Why would a religious organization who has been extremely vocal when it comes to abortion, contraception and the unyielding belief that life begins at conception suddenly claim that state law protects doctors from liability concerning unborn fetuses on grounds that those fetuses are not persons with legal rights.
Here’s the background:
Lori Stodghill was 31-years old, seven-months pregnant with twin boys and feeling sick when she arrived at St. Thomas More hospital in Cañon City on New Year’s Day 2006. She was vomiting and short of breath and she passed out as she was being wheeled into an examination room. Medical staff tried to resuscitate her but, as became clear only later, a main artery feeding her lungs was clogged and the clog led to a massive heart attack. Stodghill’s obstetrician, Dr. Pelham Staples, who also happened to be the obstetrician on call for emergencies that night, never answered a page. His patient died at the hospital less than an hour after she arrived and her twins died in her womb.
In the aftermath of the tragedy, Stodghill’s husband Jeremy, a prison guard, filed a wrongful-death lawsuit on behalf of himself and the couple’s then-two-year-old daughter Elizabeth.
Stodghill’s lawyers are claiming that while the mother’s life could probably not have been saved, an emergency C-section could have saved the twins.
Catholic Health Initiatives is lead defendant in the case, and their mission statement says:
according to its promotional literature, is to “nurture the healing ministry of the Church” and to be guided by “fidelity to the Gospel.” Toward those ends, Catholic Health facilities seek to follow the Ethical and Religious Directives of the Catholic Church authored by the U.S. Conference of Catholic Bishops. Those rules have stirred controversy for decades, mainly for forbidding non-natural birth control and abortions. “Catholic health care ministry witnesses to the sanctity of life ‘from the moment of conception until death,’” the directives state. “The Church’s defense of life encompasses the unborn.”

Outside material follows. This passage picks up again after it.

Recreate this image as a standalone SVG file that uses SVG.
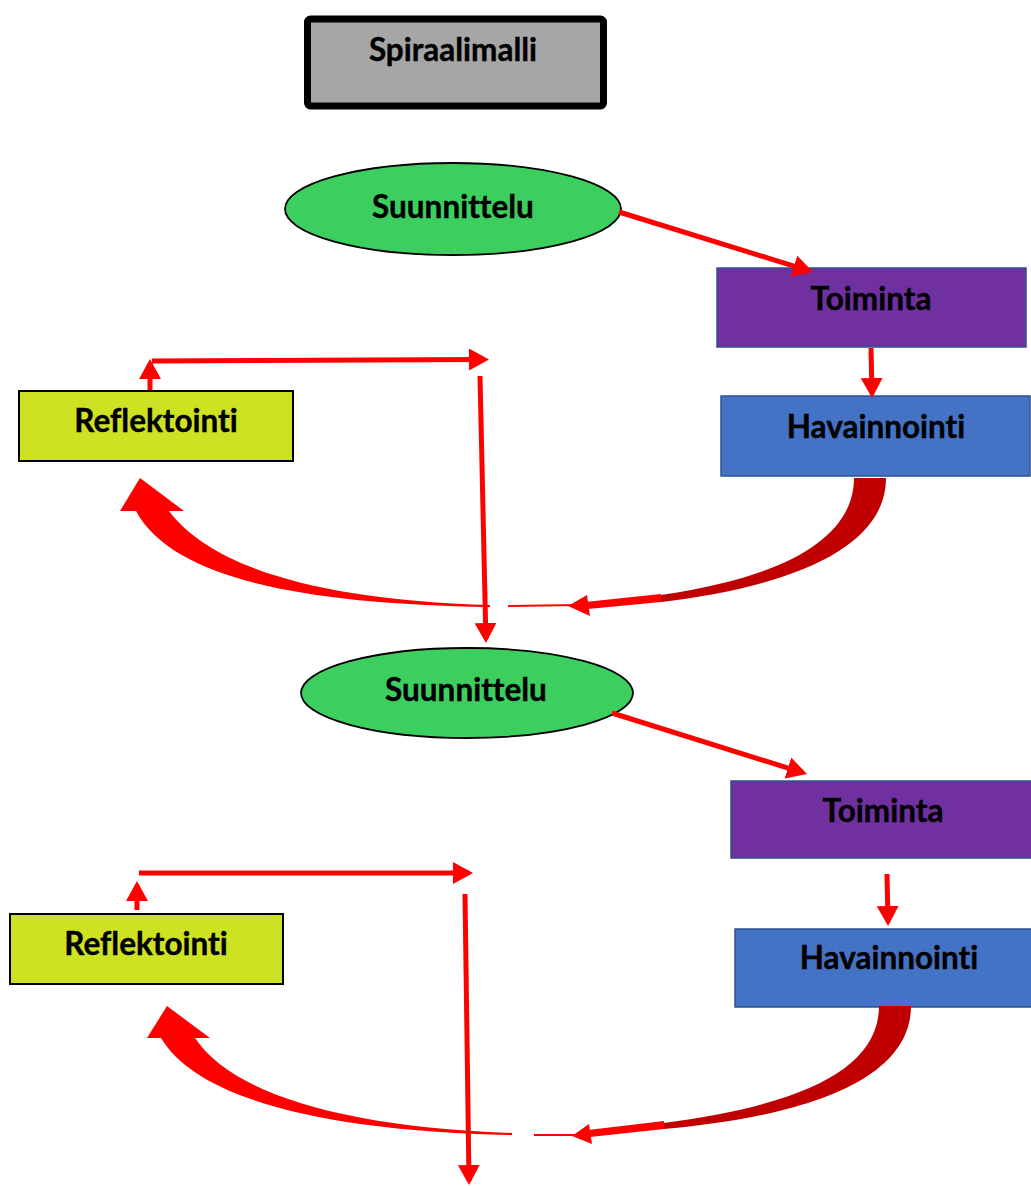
<svg xmlns="http://www.w3.org/2000/svg" width="1031" height="1186" viewBox="0 0 1031 1186">
<style>
.lbl{font-family:Lato,"Liberation Sans",sans-serif;font-weight:bold;font-size:31.5px;fill:#000;text-anchor:middle;font-variant-ligatures:none;stroke:#000;stroke-width:0.4}
.ell{fill:#3ccf5f;stroke:#000;stroke-width:1.8}
.tom{fill:#7030a0;stroke:#2f528f;stroke-width:1.5}
.hav{fill:#4472c4;stroke:#2f528f;stroke-width:1.5}
.ref{fill:#cde222;stroke:#000;stroke-width:2}
.ln{stroke:#ff0000;stroke-width:5;fill:none;marker-end:url(#ah)}
.red{fill:#ff0000}
.dred{fill:#c00000}
</style>
<defs>
<marker id="ah" markerUnits="userSpaceOnUse" markerWidth="22" markerHeight="22" refX="16" refY="11" orient="auto">
<path d="M0,0 L20,11 L0,22 Z" fill="#ff0000"/>
</marker>
</defs>
<rect width="1031" height="1186" fill="#ffffff"/>

<g id="title">
<rect x="307.5" y="19" width="296" height="87" rx="3" fill="#a6a6a6" stroke="#000" stroke-width="7"/>
<text class="lbl" x="453" y="61">Spiraalimalli</text>
</g>

<g id="suunnittelu1">
<ellipse class="ell" cx="453" cy="209" rx="168" ry="46"/>
<text class="lbl" x="453" y="218">Suunnittelu</text>
</g>
<g id="toiminta1">
<rect class="tom" x="717" y="268" width="309" height="79"/>
<text class="lbl" x="871" y="310">Toiminta</text>
</g>
<g id="havainnointi1">
<rect class="hav" x="721" y="396" width="309" height="80"/>
<text class="lbl" x="876" y="438">Havainnointi</text>
</g>
<g id="reflektointi1">
<rect class="ref" x="19" y="391" width="274" height="70"/>
<text class="lbl" x="156" y="432">Reflektointi</text>
</g>

<g id="suunnittelu2">
<ellipse class="ell" cx="467" cy="693" rx="166" ry="45"/>
<text class="lbl" x="466" y="701">Suunnittelu</text>
</g>
<g id="toiminta2">
<rect class="tom" x="731" y="781" width="310" height="77"/>
<text class="lbl" x="883" y="822">Toiminta</text>
</g>
<g id="havainnointi2">
<rect class="hav" x="735" y="929" width="310" height="78"/>
<text class="lbl" x="889" y="969">Havainnointi</text>
</g>
<g id="reflektointi2">
<rect class="ref" x="10" y="914" width="273" height="70"/>
<text class="lbl" x="146" y="955">Reflektointi</text>
</g>

<g id="connectors">
<line class="ln" x1="619" y1="212" x2="809.2" y2="270.8"/>
<line class="ln" x1="871" y1="348" x2="872" y2="394"/>
<line class="ln" x1="150" y1="390" x2="150" y2="363"/>
<line class="ln" x1="152" y1="361" x2="485" y2="359.5"/>
<line class="ln" x1="480" y1="376" x2="485.9" y2="639"/>

<line class="ln" x1="612" y1="713" x2="803.2" y2="772.8"/>
<line class="ln" x1="887" y1="874" x2="888" y2="922"/>
<line class="ln" x1="137" y1="910" x2="137" y2="885"/>
<line class="ln" x1="139" y1="873" x2="469" y2="873"/>
<line class="ln" x1="465" y1="894" x2="469" y2="1181"/>

<!-- curved arrow 1 -->
<path class="dred" d="M854 478 L886 478 C886 545 800 585 661 602 L661 595 C780 578 854 540 854 478 Z"/>
<path class="red" d="M585 602 L661 594 L661 602 L588 609 Z"/>
<path class="red" d="M568 606 L587 595 L590 616 Z"/>
<line x1="508" y1="606" x2="580" y2="605" stroke="#ff0000" stroke-width="2"/>
<path class="red" d="M136 511 C172 578 300 604 490 607 L490 605 C320 600 212 568 169 511 Z"/>
<path class="red" d="M120 511 L140 478 L184 511 Z"/>

<!-- curved arrow 2 -->
<path class="dred" d="M879 1006 L911 1006 C911 1075 820 1115 664 1129 L664 1123 C800 1105 879 1070 879 1006 Z"/>
<path class="red" d="M588 1130 L664 1121 L664 1129 L590 1137 Z"/>
<path class="red" d="M572 1136 L589 1124 L592 1144 Z"/>
<line x1="534" y1="1135" x2="580" y2="1135" stroke="#ff0000" stroke-width="2"/>
<path class="red" d="M161 1038 C197 1098 320 1131 512 1135 L512 1133 C340 1127 232 1093 195 1038 Z"/>
<path class="red" d="M147 1038 L167 1006 L210 1038 Z"/>
</g>
</svg>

Hmmm… “Catholic health care ministry witnesses to the sanctity of life ‘from the moment of conception until death,” and “The Church’s defense of life encompasses the unborn.”
Looks like these directives/principles don’t apply when they’re being sued.
But when it came to mounting a defense in the Stodghill case, Catholic Health’s lawyers effectively turned the Church directives on their head. Catholic organizations have for decades fought to change federal and state laws that fail to protect “unborn persons,” and Catholic Health’s lawyers in this case had the chance to set precedent bolstering anti-abortion legal arguments. Instead, they are arguing state law protects doctors from liability concerning unborn fetuses on grounds that those fetuses are not persons with legal rights.
As Jason Langley, an attorney with Denver-based Kennedy Childs, argued in one of the briefs he filed for the defense, the court “should not overturn the long-standing rule in Colorado that the term ‘person,’ as is used in the Wrongful Death Act, encompasses only individuals born alive. Colorado state courts define ‘person’ under the Act to include only those born alive. Therefore Plaintiffs cannot maintain wrongful death claims based on two unborn fetuses.”
Can we please stop listening to these hypocrites now?